Yes, the left-arm spinner bowled well and held one end up, but in the ultimate analysis, the skipper’s so-called battle of attrition did not yield much.

With the wicket hardly providing the Indian pacers anything at all, using a shiny cherry in overcast conditions was possibly India’s best chance to polish off South Africa’s lower-order. But Dhoni thought otherwise. The Proteas didn’t mind it.

In the 41 overs (Nos. 105 to 146) on Day Four, India bowled with the aged ball, South Africa scored 132 runs for the loss of centurion Jacques Kallis and Dale Steyn. And by the time the umpires forced the visitors to take the new ball, Robin Peterson and Faf du Plessis were pretty settled. And they went for it. Fathom this: the next 9.2 overs cost India 69 runs. South Africa were bowled out for 500 and took a huge lead of 166.

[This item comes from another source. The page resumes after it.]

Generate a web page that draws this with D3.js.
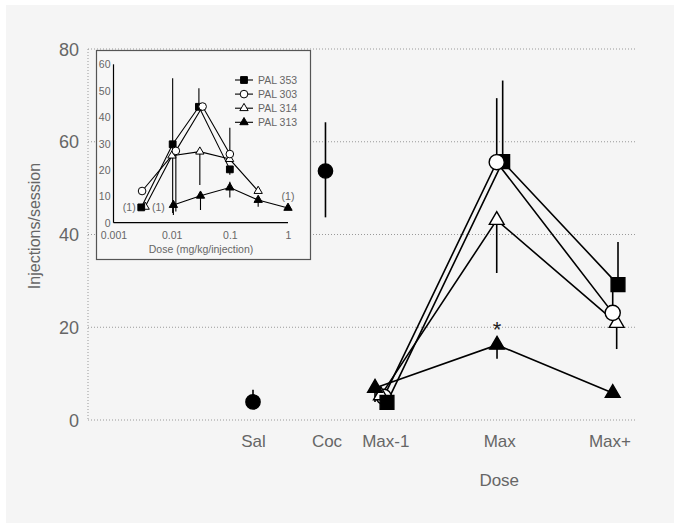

Dhoni’s tactics reminded many of the defensive methods adopted by yesteryear Indian teams on overseas tours: down the shutters.

Perhaps, Dhoni didn’t have enough faith in his quicks and didn’t quite expect them to do a Dale Steyn. Zaheer Khan wasn’t getting nip off the wicket. His pace has tapered off: he bowled around 127 kph. Ishant Sharma, too, looked a bit pedestrian on this surface. It could also be argued that India’s pace would have suited a well-set Kallis and du Plessis, slated to come in next.

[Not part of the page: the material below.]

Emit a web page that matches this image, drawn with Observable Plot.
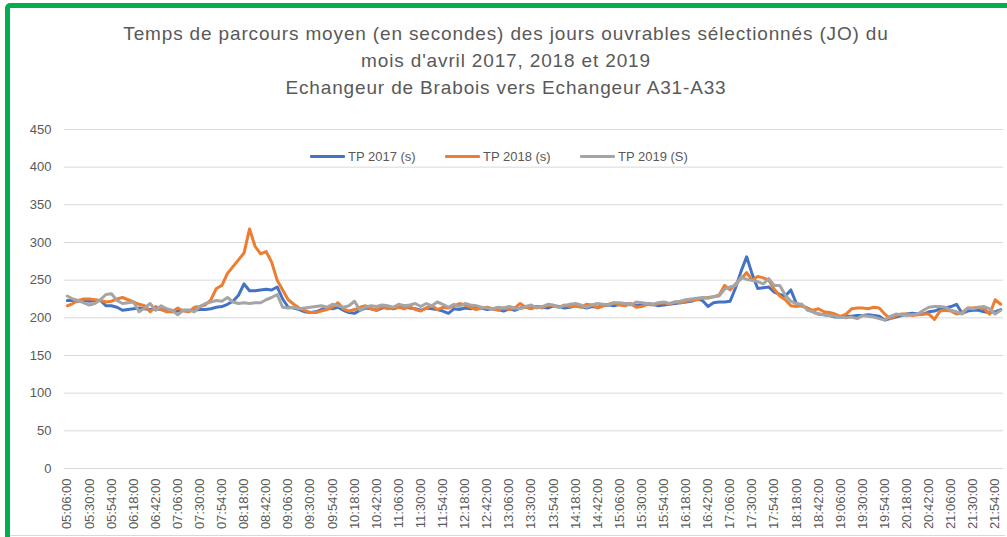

Or is it that Dhoni thought that Jadeja alone was India’s best bet to limit South Africa’s lead, and thus persisted with the old ball? His faith in Jadeja could be gauged by the fact that the left-arm spinner bowled unchanged throughout the extended first session and eventually dismissed Kallis, besides keeping one end tight. South Africa’s frailties against left-arm spin may have been another factor that influenced Dhoni’s decision.

It’s unlikely that Dhoni was thinking about reverse swing with a scuffed-up ball. Had that been the case, Mohammad Shami would have bowled more overs than Sharma. Be that as may, it was still a contentious decision for the ball had aged and how. One thing’s for sure: Dhoni was already thinking of a draw and had involuntarily played into South Africa’s hands.

And if India do fail to save this Test, the batsmen must take blame. This is not a 334-run wicket. Truth is India were never in the game after Steyn’s six-wicket burst on Day Two.